The short answer is, it depends. We would suggest that the question isn’t whether the stock market is “too risky,” but whether you’re managing your investment risks according to your retirement goals.

We advise taking on market risk in proportion to your financial goals, and offsetting it with fixed income assets to dampen the volatility and meet your income needs. How much of each? An informed advisor can make a huge difference in helping you find the right mix for you. It also helps to understand the different kinds of investment risk involved:

1. “Idiosyncratic” risk — This is a fancy term for the risk inherent to individual securities. For example, Apple stock at least temporarily plummeted when the company’s charismatic leader Steve Jobs retired, but of course this was a risk exclusive to Apple. By diversifying (using low-cost mutual funds to capture the broad returns of stock asset classes instead of trying to capture the returns of individual stocks) we can spread your financial eggs across multiple baskets and effectively eliminate this form of risk from the equation.

2. Market risk (volatility) — Stock market risk in the form of volatility can cause the short-term value of your investments to move up and down, sometimes dramatically and often unpredictably.
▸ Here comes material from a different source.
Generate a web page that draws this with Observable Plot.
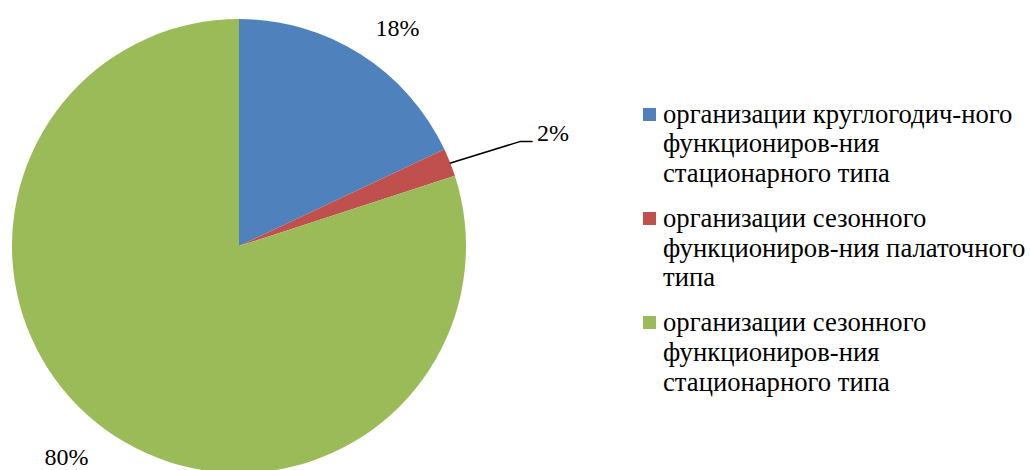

But because “short-term” volatility can last longer than those facing retirement can comfortably afford, it’s prudent to be wary of taking on more than is necessary. However, this is key: You can expect these same stock market risks to generate long-term wealth for you within your well-diversified portfolio. Nobody likes the uncertainty inherent in market risk, but even in retirement, your financial goals may well include the need to build in a measure of it, to maintain or build wealth.

3. Spending power risk — On the flip side of market risk, there’s the risk of being out of the market. It seems logical to assume that a flight to quality makes you “safer,” but a problem with this assumption is that risk-free investments lose spending power over time. In other words, if your dollar isn’t earning market returns, it eventually buys you less than it used to: $1 in 1980 bought you more than $1 today. So even in retirement, market investing helps you manage spending power risk.